Entre llanuras y piedras, se encuentra sentada Ángela Barrantes, de treinta y
un años. Está frente a su hijo Junior. La cruz que distingue la tumba de Junior
con la de los demás difuntos es muy difícil de ver a simple vista, pero el
dolor le ha enseñado a Ángela el camino hacia a su hijo. Ángela moja con delicadeza
la tumba de su hijo, besa la cruz, la acaricia, le coloca un pequeño ramo de
flores en el apoyo, y se vuelve a sentar a contemplar la cruz. Está como ida,
es como si estuviese conversando con su hijo, como si de verdad lo estuviese
viendo. La gente camina por las pampas con mucho cuidado, pues pisar un difunto
puede llegar a ser mortal. Algunos, como Jorge Isapú, escavan la tumba de su
difunto y la vuelven a hundir con fuerza. “Para el lado de acá no hacen
mantenimiento, no limpian, nada. Uno mismo tiene que ingeniárselas para que la
tumba esté presentable”, dice. Y no es para menos, en el cementerio
Metropolitano no cobran por enterrar en los arenales. Sólo basta tener al
difunto.
Ya de noche, el frío ha vuelto, y en el
cementerio San Teodoro se prenden las lucecillas y velas en los nichos de los
finados. Los familiares van entrando a velar a sus seres queridos. Velar
significa quedarse toda la noche frente a la tumba. Algunos rezan, otros toman
café caliente, otros han llevado sus almohadas y se acomodan para dormir. Las
más ancianas han ido de vestidas del mismo negro que usaron el día del
entierro. Una mujer resalta de entre los demás. Está echada en la tumba de su
esposo. No está dormida, pero tiene los ojos cerrados. “Se ha desmayado”, dicen
algunos, pero cuando tratan de ayudarla, se incorpora y aclama que la dejen
allí. Que la dejen con su esposo, porque “ahora sólo puedo dormir una vez con
él al año”, dice.
Hay tanta iluminación en el cementerio,
que éste ha dejado de ser tenebroso. Quizás esta sea la única noche del año en
el que los muertos no espantan, ni asustan, ni penan. Desde las diez de la
noche, hasta las cuatro de la mañana, el panorama es el mismo. La gente entra y
sale, sin parar. Son tantos que probablemente, y sin quererlo, se abrigan del
frío juntándose, rozándose.
Cuando la nueva oleada de sol empieza a
aparecer nuevamente en las pupilas de los veladores, las velas se han apagado.

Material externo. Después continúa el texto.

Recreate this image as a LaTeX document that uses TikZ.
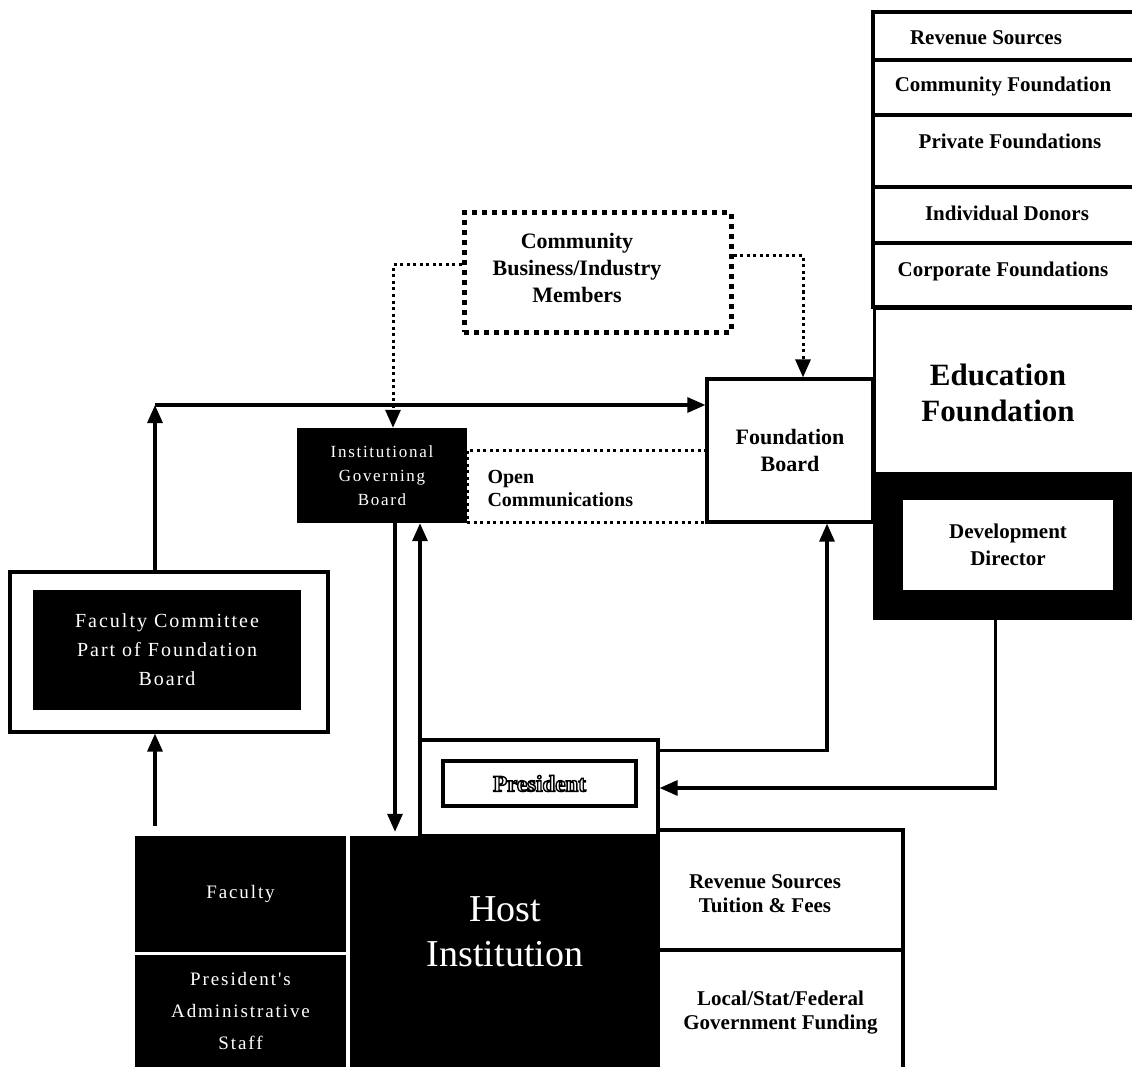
\documentclass[tikz,border=0pt]{standalone}
\usepackage{fontspec}
\setmainfont{Liberation Serif}
\newfontfamily\spacedserif[LetterSpace=10]{Liberation Serif}
\usepackage{tikz}
\usetikzlibrary{arrows.meta, positioning, calc}

% outlined lettering (white fill, black stroke)
\newcommand{\outlined}[1]{\special{pdf:literal direct 2 Tr 1.4 w 1 g}#1\special{pdf:literal direct 0 Tr 0 g}}

\tikzset{
  box/.style={rectangle, draw, line width=3.2pt, fill=white, inner sep=0pt, align=center},
  blackbox/.style={rectangle, fill=black, inner sep=0pt, align=center, text=white},
  boldtext/.style={font=\bfseries\fontsize{21}{24}\selectfont, align=center},
  whitetext/.style={text=white, align=center, font=\spacedserif\fontsize{19}{32}\selectfont},
  arrow/.style={-{Triangle[length=18pt,width=15pt]}, line width=3.2pt},
  dotline/.style={line width=3pt, dash pattern=on 3pt off 3.5pt},
  bigdots/.style={line width=5pt, dash pattern=on 5pt off 5pt}
}

\begin{document}
\begin{tikzpicture}[x=1pt, y=-1pt]
\useasboundingbox (0,0) rectangle (1132,1067);

% Revenue sources column
\foreach \ya/\yb/\tx/\ty/\txt [count=\i] in {12/60/986/38/Revenue Sources, 60/115/1003/86/Community Foundation, 115/187/1010/141/Private Foundations, 187/243/1007/213/Individual Donors, 243/307/1003/271/Corporate Foundations} {
  \draw[line width=3.2pt] (873,\ya) rectangle (1140,\yb);
  \node[boldtext] (src\i) at (\tx,\ty) {\txt};
}

% Education foundation and development director
\node[box, anchor=north west, minimum width=267pt, minimum height=165pt, font=\bfseries\fontsize{31}{36}\selectfont] (edf) at (873,307) {};
\node[align=center, font=\bfseries\fontsize{31}{36}\selectfont] (edftext) at (998,393) {Education\\Foundation};
\node[blackbox, anchor=north west, minimum width=267pt, minimum height=148pt] (devbg) at (873,472) {};
\node[rectangle, fill=white, inner sep=0pt, minimum width=210pt, minimum height=90pt, align=center, font=\bfseries\fontsize{21}{27}\selectfont] (dev) at (1008,545) {Development\\Director};

% Open communications
\node[rectangle, draw, dotline, minimum width=240pt, minimum height=72pt] (ocbox) at (587,486) {};
\node[anchor=west, align=left, font=\bfseries\fontsize{20}{23}\selectfont] (octext) at (484,488) {Open\\Communications};

% Boards
\node[box, minimum width=166pt, minimum height=143pt, font=\bfseries\fontsize{22}{27}\selectfont] (fb) at (790,450.5) {Foundation\\Board};
\node[blackbox, minimum width=170pt, minimum height=95pt, font=\spacedserif\fontsize{17}{24}\selectfont] (igb) at (382,475.5) {Institutional\\Governing\\Board};

% Community members
\node[rectangle, draw, bigdots, minimum width=267pt, minimum height=119pt] (cbox) at (597.5,272.5) {};
\node[align=center, font=\bfseries\fontsize{22}{27}\selectfont] (ctext) at (577,268) {Community\\Business/Industry\\Members};
\draw[dotline, -{Triangle[length=18pt,width=15pt]}] ([yshift=7.5pt]cbox.west) -| ([xshift=11pt]igb.north);
\draw[dotline, -{Triangle[length=18pt,width=15pt]}] ([yshift=16.5pt]cbox.east) -| ([xshift=13pt]fb.north);

% Faculty committee
\node[box, minimum width=318pt, minimum height=160pt] (fcom) at (169,652) {};
\node[blackbox, minimum width=268pt, minimum height=120pt, whitetext, font=\spacedserif\fontsize{20}{29}\selectfont] (fcomin) at (167,650) {Faculty Committee\\Part of Foundation\\Board};
\coordinate (fcorner) at (155,405);
\draw[arrow] (fcom.north -| fcorner) -- (fcorner);
\draw[arrow] (fcorner) -- (fcorner -| fb.west);

% President
\node[box, fill=none, minimum width=238pt, minimum height=96pt] (presarea) at (539,788) {};
\node[box, minimum width=193pt, minimum height=45pt, font=\bfseries\fontsize{23}{26}\selectfont] (pres) at (539.5,783.5) {\outlined{President}};

% Host institution
\node[blackbox, minimum width=211pt, minimum height=116pt, whitetext] (fac) at (240.5,894) {Faculty};
\node[blackbox, minimum width=211pt, minimum height=112pt, whitetext] (staff) at (240.5,1011) {President's\\Administrative\\Staff};
\node[blackbox, minimum width=308pt, minimum height=231pt] (host) at (504,951.5) {};
\node[text=white, align=center, font=\fontsize{38}{45}\selectfont] (hosttext) at (505,932) {Host\\Institution};
\node[box, minimum width=245pt, minimum height=120pt, boldtext] (tuition) at (780.5,890) {};
\node[boldtext] (tuitext) at (765,894) {Revenue Sources\\Tuition \& Fees};
\node[box, minimum width=245pt, minimum height=125pt, boldtext] (govfund) at (780.5,1012.5) {Local/Stat/Federal\\Government Funding};

% Connections
\coordinate (facup) at (155,826);
\draw[arrow] (facup) -- (facup |- fcom.south);
\coordinate (dnx) at (395,0);
\coordinate (upx) at (420,0);
\draw[arrow, shorten >=4pt] (igb.south -| dnx) -- (host.north -| dnx);
\draw[arrow] (host.north -| upx) -- (igb.south -| upx);
\draw[arrow] ([yshift=-12pt]presarea.north east) -| ([xshift=37pt]fb.south);
\draw[arrow] ([xshift=-11.5pt]devbg.south) |- (presarea.east);
\end{tikzpicture}
\end{document}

La gente regresa a casa con la nostalgia a cuestas. Van cabizbajos y cansados
por pernoctar, pero felices. Felices porque exista el día uno de noviembre,
porque este los acerca más a sus seres queridos, y porque el otro año, dicen,
será mejor. Regresan pensando tal vez, que el frío ha empeorado desde hace
tiempo. Y que tal vez empeoró más desde la muerte de alguien amado.